Improvisational Game "Connections" Proposed as a New Benchmark for AI Social Intelligence
What's new
Researchers have formally introduced an improvisational wordplay game called Connections as a testbed for social reasoning in language models, in a new arXiv preprint (arXiv:2604.00284). The paper describes Connections as a timed, interactive task where players must link concepts through wordplay while anticipating and responding to the cognitive states of other participants. The authors argue the game combines information retrieval, concise summarization, and a rudimentary theory-of-mind—skills that current static benchmarks do not fully stress.
Why it matters
Why use a game? Because improvisation forces models to perform under uncertainty and in social context. Connections requires not only factual knowledge but also quick inference about what other agents know or believe, and how they will react—abilities central to assistant-style AIs and social robots. The paper presents protocols and example tasks intended to measure these layered competencies and compares model performance against human baselines, showing where modern language models fall short.
Broader context
This proposal comes as regulators and industry alike debate how to assess and constrain emerging AI capabilities.
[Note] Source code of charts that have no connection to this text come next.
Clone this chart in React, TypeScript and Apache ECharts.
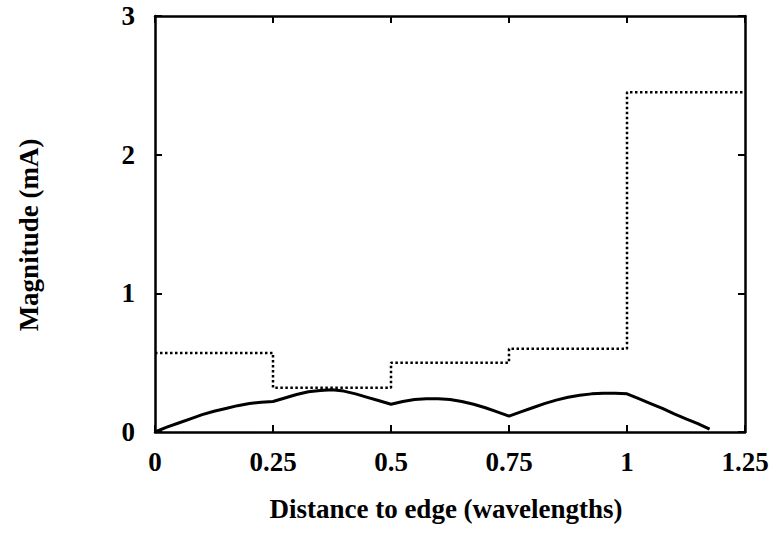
import React, { useEffect, useRef } from "react";
import * as echarts from "echarts";

const stepX = [0, 0.25, 0.5, 0.75, 1.0, 1.25];
const stepY = [0.57, 0.32, 0.5, 0.6, 2.45, 2.45];

const solidX = [
  0, 0.025, 0.05, 0.075, 0.1, 0.125, 0.15, 0.175, 0.2, 0.225, 0.25,
  0.275, 0.3, 0.325, 0.35, 0.375, 0.4, 0.425, 0.45, 0.475, 0.5,
  0.525, 0.55, 0.575, 0.6, 0.625, 0.65, 0.675, 0.7, 0.725, 0.75,
  0.775, 0.8, 0.825, 0.85, 0.875, 0.9, 0.925, 0.95, 0.975, 1.0,
  1.025, 1.05, 1.075, 1.1, 1.125, 1.15, 1.175,
];
const solidY = [
  0, 0.035, 0.065, 0.095, 0.125, 0.15, 0.17, 0.19, 0.205, 0.215, 0.22,
  0.245, 0.27, 0.29, 0.3, 0.305, 0.295, 0.275, 0.25, 0.225, 0.2,
  0.22, 0.235, 0.24, 0.24, 0.235, 0.22, 0.2, 0.175, 0.145, 0.115,
  0.145, 0.175, 0.205, 0.23, 0.25, 0.265, 0.275, 0.28, 0.28, 0.275,
  0.24, 0.205, 0.17, 0.13, 0.095, 0.06, 0.02,
];

const xTicks = [0, 0.25, 0.5, 0.75, 1, 1.25];
const xTickLabels = ["0", "0.25", "0.5", "0.75", "1", "1.25"];
const yTickLabels = ["0", "1", "2", "3"];

const xTitle = "Distance to edge (wavelengths)";
const yTitle = "Magnitude (mA)";

const FONT = "'Liberation Serif', 'DejaVu Serif', serif";

export default function App() {
  const ref = useRef<HTMLDivElement>(null);
  useEffect(() => {
    if (!ref.current) return;
    const chart = echarts.init(ref.current, null, { renderer: "svg" });
    const axisLine = { show: true, onZero: false, lineStyle: { color: "#000", width: 2.5 } };
    const tick = { show: true, inside: true, length: 7, lineStyle: { color: "#000", width: 2 } };
    chart.setOption({
      animation: false,
      backgroundColor: "#fff",
      grid: { left: 155, right: 32, top: 16, bottom: 110, containLabel: false },
      xAxis: [
        {
          type: "value",
          min: 0,
          max: 1.25,
          interval: 0.25,
          position: "bottom",
          axisLine,
          axisTick: tick,
          splitLine: { show: false },
          axisLabel: {
            margin: 16,
            color: "#000",
            fontFamily: FONT,
            fontWeight: "bold",
            fontSize: 27,
            formatter: (v: number) => {
              const i = xTicks.findIndex((t) => Math.abs(t - v) < 1e-6);
              return i >= 0 ? xTickLabels[i] : "";
            },
          },
        },
        {
          type: "value",
          min: 0,
          max: 1.25,
          interval: 0.25,
          position: "top",
          axisLine,
          axisTick: tick,
          splitLine: { show: false },
          axisLabel: { show: false },
        },
      ],
      yAxis: [
        {
          type: "value",
          min: 0,
          max: 3,
          interval: 1,
          position: "left",
          axisLine,
          axisTick: tick,
          splitLine: { show: false },
          axisLabel: {
            margin: 20,
            color: "#000",
            fontFamily: FONT,
            fontWeight: "bold",
            fontSize: 27,
            formatter: (v: number) => yTickLabels[Math.round(v)] ?? "",
          },
        },
        {
          type: "value",
          min: 0,
          max: 3,
          interval: 1,
          position: "right",
          axisLine,
          axisTick: tick,
          splitLine: { show: false },
          axisLabel: { show: false },
        },
      ],
      series: [
        {
          type: "line",
          step: "end",
          data: stepX.map((x, i) => [x, stepY[i]]),
          showSymbol: false,
          lineStyle: { color: "#000", width: 2.5, type: [2.5, 2.5] },
        },
        {
          type: "line",
          data: solidX.map((x, i) => [x, solidY[i]]),
          showSymbol: false,
          lineStyle: { color: "#000", width: 3 },
        },
      ],
      graphic: [
        {
          type: "text",
          x: 446,
          y: 509,
          style: {
            text: xTitle,
            fill: "#000",
            font: `bold 27px ${FONT}`,
            textAlign: "center",
            textVerticalAlign: "middle",
          },
        },
        {
          type: "text",
          x: 29,
          y: 235,
          rotation: Math.PI / 2,
          style: {
            text: yTitle,
            fill: "#000",
            font: `bold 27px ${FONT}`,
            textAlign: "center",
            textVerticalAlign: "middle",
          },
        },
      ],
    });
    return () => chart.dispose();
  }, []);
  return <div ref={ref} style={{ width: 777, height: 542, position: "absolute", left: 0, top: 0 }} />;
}
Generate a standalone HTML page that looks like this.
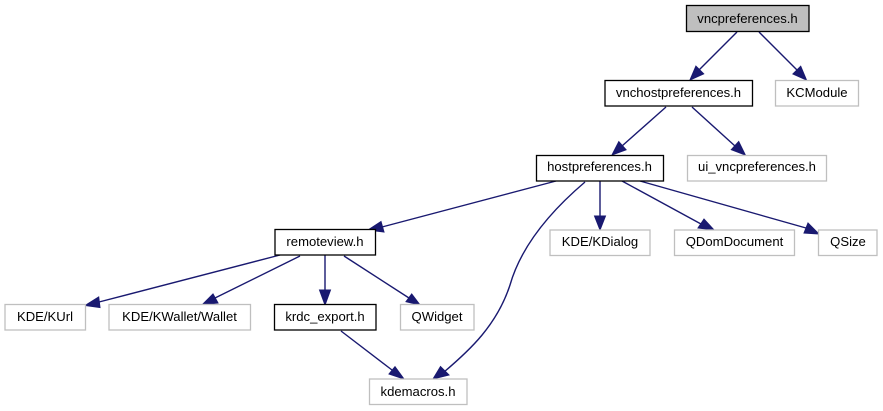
<!DOCTYPE html>
<html><head><meta charset="utf-8"><style>
html,body{margin:0;padding:0;background:#fff;width:883px;height:411px;overflow:hidden}
svg{display:block}
text{font-family:"Liberation Sans",sans-serif;font-size:13.1px;fill:#000;text-anchor:middle}
.b{fill:#fff;stroke:#000;stroke-width:1.3}
.g{fill:#fff;stroke:#bfbfbf;stroke-width:1.3}
.e{fill:none;stroke:#191970;stroke-width:1.4}
.a{fill:#191970;stroke:#191970;stroke-width:1}
</style></head><body>
<svg width="883" height="411" viewBox="0 0 883 411" xmlns="http://www.w3.org/2000/svg">
<path class="e" d="M737,32L699,70"/><polygon class="a" points="690,80 695.900,66.100 703.700,73.900"/>
<path class="e" d="M759,32L797,70"/><polygon class="a" points="806.500,80 792.900,74 800.700,66.200"/>
<path class="e" d="M666,107L622,146"/><polygon class="a" points="612,155 618.800,141.600 626.100,149.800"/>
<path class="e" d="M692,107L735,146"/><polygon class="a" points="745.300,155 731.300,149.700 738.700,141.500"/>
<path class="e" d="M556,181L382,227"/><polygon class="a" points="368,230 381,221.500 384,232"/>
<path class="e" d="M585,182C545,216 520,250 510,285C497,325 470,350 444,372"/><polygon class="a" points="433,379 440.500,366.500 449,375"/>
<path class="e" d="M600,181V217"/><polygon class="a" points="600,230 594.500,216 605.500,216"/>
<path class="e" d="M622,181L701,224"/><polygon class="a" points="714,230 698,228 704,219"/>
<path class="e" d="M640,181L806,228"/><polygon class="a" points="819,234 804,233 808,223"/>
<path class="e" d="M280,255L99,302"/><polygon class="a" points="85,305.500 98.700,297 100,307.500"/>
<path class="e" d="M300,256L215,298"/><polygon class="a" points="202,305 213,294 218,303"/>
<path class="e" d="M325,255V291"/><polygon class="a" points="325,305 319.500,290 330.500,290"/>
<path class="e" d="M344,256L409,298"/><polygon class="a" points="420,305 406,301.700 411.700,294"/>
<path class="e" d="M341,331L392,370"/><polygon class="a" points="404,379 389,374 395,366.700"/>
<rect x="686.500" y="5.500" width="122.500" height="26" fill="#bfbfbf" stroke="#000" stroke-width="1.3"/><text x="747.500" y="23">vncpreferences.h</text>
<rect class="b" x="605" y="80.500" width="147.500" height="25.500"/><text x="678.500" y="97">vnchostpreferences.h</text>
<rect class="g" x="775.500" y="80.500" width="83" height="25.500"/><text x="817" y="97">KCModule</text>
<rect class="b" x="536.500" y="155.500" width="127" height="25.500"/><text x="599.500" y="171">hostpreferences.h</text>
<rect class="g" x="687.500" y="155.500" width="139" height="25.500"/><text x="757" y="171">ui_vncpreferences.h</text>
<rect class="g" x="550" y="230" width="100" height="25.500"/><text x="600" y="246">KDE/KDialog</text>
<rect class="g" x="674.500" y="230" width="120" height="25.500"/><text x="734.500" y="246">QDomDocument</text>
<rect class="g" x="818.500" y="230" width="58.500" height="25.500"/><text x="848" y="246">QSize</text>
<rect class="b" x="275" y="229.500" width="100.500" height="25.500"/><text x="325" y="246">remoteview.h</text>
<rect class="g" x="5" y="304.500" width="80.500" height="25.500"/><text x="45" y="321">KDE/KUrl</text>
<rect class="g" x="109" y="304.500" width="141.500" height="25.500"/><text x="179.500" y="321">KDE/KWallet/Wallet</text>
<rect class="b" x="274.500" y="304.500" width="101.500" height="25.500"/><text x="325" y="321">krdc_export.h</text>
<rect class="g" x="400.500" y="304.500" width="73.500" height="25.500"/><text x="437" y="321">QWidget</text>
<rect class="g" x="369.500" y="379" width="97.500" height="25.500"/><text x="418" y="396">kdemacros.h</text>
</svg>
</body></html>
It has been reported that policymakers are increasingly focused on sociotechnical risks posed by conversational AI—misinformation, manipulation, and misaligned behavior in social settings. Benchmarks such as Connections could therefore influence which capabilities are prioritized for safety testing and what kinds of mitigations are demanded by regulators or customers.
Next steps
The authors call for community adoption and iterative refinement: more players, cross-linguistic versions, and standardized scoring. Can models learn true improvisation, or will they only mimic its surface? If adopted, Connections could push evaluation beyond static question-answering and toward dynamic, socially grounded measures of intelligence.